== SUPPLIED DATA

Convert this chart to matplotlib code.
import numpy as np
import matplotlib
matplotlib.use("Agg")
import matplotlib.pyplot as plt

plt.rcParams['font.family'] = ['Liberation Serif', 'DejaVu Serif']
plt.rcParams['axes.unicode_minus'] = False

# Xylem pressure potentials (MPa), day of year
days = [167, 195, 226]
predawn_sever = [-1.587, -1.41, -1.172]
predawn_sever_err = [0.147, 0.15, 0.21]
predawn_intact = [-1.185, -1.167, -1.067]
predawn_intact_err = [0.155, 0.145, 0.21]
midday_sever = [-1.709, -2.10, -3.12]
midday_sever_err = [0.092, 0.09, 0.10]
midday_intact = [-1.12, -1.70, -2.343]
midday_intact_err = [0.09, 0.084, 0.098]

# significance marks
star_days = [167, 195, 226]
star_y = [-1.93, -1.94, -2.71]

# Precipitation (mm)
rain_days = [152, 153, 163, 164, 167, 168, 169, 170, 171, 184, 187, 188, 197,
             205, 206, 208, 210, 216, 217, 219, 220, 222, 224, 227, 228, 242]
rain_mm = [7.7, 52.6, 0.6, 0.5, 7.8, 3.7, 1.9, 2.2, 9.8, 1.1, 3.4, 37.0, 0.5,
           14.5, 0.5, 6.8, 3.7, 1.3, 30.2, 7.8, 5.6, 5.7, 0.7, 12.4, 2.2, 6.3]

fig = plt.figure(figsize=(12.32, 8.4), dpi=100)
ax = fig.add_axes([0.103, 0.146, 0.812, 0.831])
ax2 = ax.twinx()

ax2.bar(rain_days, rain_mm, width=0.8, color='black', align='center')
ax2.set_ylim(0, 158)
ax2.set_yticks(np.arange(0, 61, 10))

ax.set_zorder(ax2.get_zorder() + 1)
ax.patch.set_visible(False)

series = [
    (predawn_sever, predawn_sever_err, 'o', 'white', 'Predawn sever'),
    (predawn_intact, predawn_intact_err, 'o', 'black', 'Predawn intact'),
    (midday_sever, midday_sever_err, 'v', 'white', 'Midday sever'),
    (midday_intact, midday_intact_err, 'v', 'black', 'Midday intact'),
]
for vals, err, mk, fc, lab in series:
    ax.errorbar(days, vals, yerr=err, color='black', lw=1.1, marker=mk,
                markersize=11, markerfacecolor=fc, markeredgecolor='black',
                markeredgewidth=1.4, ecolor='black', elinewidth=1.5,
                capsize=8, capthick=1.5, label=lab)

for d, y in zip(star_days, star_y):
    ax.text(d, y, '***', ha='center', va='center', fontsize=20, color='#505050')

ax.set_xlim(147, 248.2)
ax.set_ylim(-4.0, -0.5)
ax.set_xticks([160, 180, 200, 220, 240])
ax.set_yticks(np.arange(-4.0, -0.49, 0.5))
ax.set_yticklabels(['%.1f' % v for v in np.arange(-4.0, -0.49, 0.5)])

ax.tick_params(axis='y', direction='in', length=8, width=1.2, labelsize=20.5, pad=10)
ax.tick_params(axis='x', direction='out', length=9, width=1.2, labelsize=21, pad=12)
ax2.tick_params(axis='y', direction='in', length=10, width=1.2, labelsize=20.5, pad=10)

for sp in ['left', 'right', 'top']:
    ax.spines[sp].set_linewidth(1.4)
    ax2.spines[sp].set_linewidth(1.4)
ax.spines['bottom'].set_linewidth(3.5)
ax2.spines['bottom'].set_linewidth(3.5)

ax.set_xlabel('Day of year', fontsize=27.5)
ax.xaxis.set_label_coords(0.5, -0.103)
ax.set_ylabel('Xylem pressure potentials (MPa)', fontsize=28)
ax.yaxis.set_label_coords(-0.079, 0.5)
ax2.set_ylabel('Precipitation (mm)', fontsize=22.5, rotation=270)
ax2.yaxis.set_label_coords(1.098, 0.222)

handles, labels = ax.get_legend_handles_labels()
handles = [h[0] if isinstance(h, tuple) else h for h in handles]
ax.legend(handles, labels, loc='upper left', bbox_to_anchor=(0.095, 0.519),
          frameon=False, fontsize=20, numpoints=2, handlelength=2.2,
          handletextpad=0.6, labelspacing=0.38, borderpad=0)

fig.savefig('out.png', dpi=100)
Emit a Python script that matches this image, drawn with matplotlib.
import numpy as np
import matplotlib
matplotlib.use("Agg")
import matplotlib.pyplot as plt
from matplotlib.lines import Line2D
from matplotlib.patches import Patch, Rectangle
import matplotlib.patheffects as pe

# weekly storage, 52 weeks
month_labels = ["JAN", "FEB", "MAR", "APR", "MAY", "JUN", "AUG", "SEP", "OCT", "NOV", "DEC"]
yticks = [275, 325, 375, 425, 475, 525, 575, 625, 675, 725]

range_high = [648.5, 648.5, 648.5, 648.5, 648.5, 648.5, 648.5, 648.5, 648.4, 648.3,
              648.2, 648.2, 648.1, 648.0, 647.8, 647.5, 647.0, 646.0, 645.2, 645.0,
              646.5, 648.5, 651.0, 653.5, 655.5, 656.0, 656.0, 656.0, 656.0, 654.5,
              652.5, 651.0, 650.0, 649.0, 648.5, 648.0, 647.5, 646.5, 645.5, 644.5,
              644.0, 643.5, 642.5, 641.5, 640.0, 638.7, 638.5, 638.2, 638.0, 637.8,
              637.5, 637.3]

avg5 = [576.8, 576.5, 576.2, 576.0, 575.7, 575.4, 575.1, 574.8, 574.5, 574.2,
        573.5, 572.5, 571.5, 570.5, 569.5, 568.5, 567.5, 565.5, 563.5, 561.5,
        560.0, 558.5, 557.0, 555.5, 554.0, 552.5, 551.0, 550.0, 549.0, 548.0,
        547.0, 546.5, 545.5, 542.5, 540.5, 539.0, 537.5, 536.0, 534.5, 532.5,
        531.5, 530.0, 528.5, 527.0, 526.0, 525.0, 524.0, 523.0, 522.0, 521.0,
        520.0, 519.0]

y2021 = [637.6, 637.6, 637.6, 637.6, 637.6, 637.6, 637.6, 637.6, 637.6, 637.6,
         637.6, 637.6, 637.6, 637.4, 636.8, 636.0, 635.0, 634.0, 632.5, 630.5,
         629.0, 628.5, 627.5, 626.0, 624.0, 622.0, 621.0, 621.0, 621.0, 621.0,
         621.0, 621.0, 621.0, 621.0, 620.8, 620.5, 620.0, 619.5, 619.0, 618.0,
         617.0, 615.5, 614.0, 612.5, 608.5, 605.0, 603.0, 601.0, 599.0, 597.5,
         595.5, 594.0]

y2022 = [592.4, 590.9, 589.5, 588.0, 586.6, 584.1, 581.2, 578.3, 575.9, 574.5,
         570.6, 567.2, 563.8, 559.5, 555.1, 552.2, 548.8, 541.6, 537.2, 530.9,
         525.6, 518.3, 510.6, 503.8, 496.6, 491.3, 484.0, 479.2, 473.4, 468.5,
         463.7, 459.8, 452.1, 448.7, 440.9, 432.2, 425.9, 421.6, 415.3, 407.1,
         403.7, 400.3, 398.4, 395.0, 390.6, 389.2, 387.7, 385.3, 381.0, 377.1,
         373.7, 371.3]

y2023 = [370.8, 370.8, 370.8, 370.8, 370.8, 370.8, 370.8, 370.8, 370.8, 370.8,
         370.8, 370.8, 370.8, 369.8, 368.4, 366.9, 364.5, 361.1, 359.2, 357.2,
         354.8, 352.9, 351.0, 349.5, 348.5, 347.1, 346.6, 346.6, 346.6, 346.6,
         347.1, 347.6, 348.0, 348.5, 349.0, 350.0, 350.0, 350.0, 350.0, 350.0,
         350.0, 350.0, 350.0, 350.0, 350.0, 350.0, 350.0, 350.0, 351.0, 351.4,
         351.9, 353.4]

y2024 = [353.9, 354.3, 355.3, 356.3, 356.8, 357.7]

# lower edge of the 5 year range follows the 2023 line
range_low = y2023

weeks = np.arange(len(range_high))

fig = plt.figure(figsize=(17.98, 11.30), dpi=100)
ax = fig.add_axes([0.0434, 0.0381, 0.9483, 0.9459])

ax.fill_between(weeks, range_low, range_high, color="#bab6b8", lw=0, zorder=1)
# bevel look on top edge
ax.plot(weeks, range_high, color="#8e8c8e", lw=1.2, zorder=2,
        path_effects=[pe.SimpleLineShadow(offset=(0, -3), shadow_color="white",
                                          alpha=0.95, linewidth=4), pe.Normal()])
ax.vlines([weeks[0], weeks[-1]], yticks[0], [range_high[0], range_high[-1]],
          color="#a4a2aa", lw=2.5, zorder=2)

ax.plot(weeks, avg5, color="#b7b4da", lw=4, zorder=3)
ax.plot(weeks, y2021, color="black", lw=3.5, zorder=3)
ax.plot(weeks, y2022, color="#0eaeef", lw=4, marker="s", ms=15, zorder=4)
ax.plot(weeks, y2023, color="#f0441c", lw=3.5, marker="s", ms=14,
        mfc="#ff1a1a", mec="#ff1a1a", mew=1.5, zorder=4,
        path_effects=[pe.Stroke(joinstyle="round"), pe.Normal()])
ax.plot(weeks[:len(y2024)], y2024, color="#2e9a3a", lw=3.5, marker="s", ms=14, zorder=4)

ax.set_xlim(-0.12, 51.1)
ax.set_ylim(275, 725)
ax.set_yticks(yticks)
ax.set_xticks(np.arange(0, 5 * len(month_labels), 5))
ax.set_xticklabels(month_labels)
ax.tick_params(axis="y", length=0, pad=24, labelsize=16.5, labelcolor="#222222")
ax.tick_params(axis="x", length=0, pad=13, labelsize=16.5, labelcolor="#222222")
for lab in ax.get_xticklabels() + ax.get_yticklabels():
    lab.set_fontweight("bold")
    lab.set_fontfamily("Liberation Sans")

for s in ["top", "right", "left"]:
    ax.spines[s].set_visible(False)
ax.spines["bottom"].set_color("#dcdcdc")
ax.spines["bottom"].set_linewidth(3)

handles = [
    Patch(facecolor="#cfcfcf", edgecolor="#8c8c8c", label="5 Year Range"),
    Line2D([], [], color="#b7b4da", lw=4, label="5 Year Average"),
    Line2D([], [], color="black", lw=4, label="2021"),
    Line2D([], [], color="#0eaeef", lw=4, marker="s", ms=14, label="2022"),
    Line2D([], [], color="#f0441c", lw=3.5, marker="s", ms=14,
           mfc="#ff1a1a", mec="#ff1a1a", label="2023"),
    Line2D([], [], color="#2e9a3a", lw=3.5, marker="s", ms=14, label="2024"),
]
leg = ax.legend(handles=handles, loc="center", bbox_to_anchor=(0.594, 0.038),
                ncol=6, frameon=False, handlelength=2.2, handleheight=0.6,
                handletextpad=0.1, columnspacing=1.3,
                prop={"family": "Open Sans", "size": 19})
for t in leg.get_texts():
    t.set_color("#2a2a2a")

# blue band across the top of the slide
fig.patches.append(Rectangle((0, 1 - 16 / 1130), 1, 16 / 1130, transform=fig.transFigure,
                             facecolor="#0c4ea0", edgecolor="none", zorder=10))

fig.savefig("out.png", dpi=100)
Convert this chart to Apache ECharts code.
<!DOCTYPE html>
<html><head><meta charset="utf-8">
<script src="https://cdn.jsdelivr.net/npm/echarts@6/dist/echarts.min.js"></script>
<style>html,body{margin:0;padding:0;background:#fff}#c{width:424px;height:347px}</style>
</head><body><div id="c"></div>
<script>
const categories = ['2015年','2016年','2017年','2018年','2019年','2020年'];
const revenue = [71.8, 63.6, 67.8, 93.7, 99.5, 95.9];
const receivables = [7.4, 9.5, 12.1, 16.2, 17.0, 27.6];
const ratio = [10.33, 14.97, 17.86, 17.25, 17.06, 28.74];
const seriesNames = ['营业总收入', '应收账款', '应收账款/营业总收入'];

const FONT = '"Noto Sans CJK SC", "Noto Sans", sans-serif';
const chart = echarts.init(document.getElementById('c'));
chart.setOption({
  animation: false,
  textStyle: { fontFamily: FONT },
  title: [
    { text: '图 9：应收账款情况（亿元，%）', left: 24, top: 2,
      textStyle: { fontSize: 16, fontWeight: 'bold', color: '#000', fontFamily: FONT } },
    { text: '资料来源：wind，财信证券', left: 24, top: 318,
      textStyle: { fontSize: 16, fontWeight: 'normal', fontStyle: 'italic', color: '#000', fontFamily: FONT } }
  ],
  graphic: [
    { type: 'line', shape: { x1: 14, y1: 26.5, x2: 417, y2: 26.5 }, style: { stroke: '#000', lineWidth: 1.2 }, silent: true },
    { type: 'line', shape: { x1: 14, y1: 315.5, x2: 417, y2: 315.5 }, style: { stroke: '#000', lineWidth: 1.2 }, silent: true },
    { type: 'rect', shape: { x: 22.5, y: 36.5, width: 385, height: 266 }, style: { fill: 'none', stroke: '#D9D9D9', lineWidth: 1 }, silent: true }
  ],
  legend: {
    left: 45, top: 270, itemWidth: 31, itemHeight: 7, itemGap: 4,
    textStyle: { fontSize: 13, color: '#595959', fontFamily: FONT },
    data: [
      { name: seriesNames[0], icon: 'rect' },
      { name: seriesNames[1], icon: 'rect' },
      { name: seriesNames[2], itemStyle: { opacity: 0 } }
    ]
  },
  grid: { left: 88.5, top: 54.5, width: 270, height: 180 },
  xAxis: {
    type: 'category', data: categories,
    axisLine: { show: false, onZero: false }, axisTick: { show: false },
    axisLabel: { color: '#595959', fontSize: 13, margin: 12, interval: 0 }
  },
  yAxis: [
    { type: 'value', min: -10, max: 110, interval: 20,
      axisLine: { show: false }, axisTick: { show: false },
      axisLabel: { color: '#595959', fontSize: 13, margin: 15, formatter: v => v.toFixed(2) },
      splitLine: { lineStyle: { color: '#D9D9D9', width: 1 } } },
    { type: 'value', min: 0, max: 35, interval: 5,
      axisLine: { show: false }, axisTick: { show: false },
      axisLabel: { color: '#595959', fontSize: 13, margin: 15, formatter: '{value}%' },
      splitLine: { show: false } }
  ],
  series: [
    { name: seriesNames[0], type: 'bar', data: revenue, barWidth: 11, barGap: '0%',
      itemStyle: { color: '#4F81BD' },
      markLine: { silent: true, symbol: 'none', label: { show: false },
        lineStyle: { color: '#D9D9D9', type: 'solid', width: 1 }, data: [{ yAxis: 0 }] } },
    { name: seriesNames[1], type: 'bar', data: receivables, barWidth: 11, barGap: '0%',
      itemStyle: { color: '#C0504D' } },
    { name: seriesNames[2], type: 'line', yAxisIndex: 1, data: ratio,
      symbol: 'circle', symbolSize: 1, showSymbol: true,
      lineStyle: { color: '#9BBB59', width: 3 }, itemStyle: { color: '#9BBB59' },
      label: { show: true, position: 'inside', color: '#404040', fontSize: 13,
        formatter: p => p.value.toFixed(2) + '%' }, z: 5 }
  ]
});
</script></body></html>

====

Give back exactly the lines from the beginning of the records through the line containing "plt.rcParams['axes.unicode_minus'] = False", and only those.

OUTPUT FOR THIS EXERCISE:
Convert this chart to matplotlib code.
import numpy as np
import matplotlib
matplotlib.use("Agg")
import matplotlib.pyplot as plt

plt.rcParams['font.family'] = ['Liberation Serif', 'DejaVu Serif']
plt.rcParams['axes.unicode_minus'] = False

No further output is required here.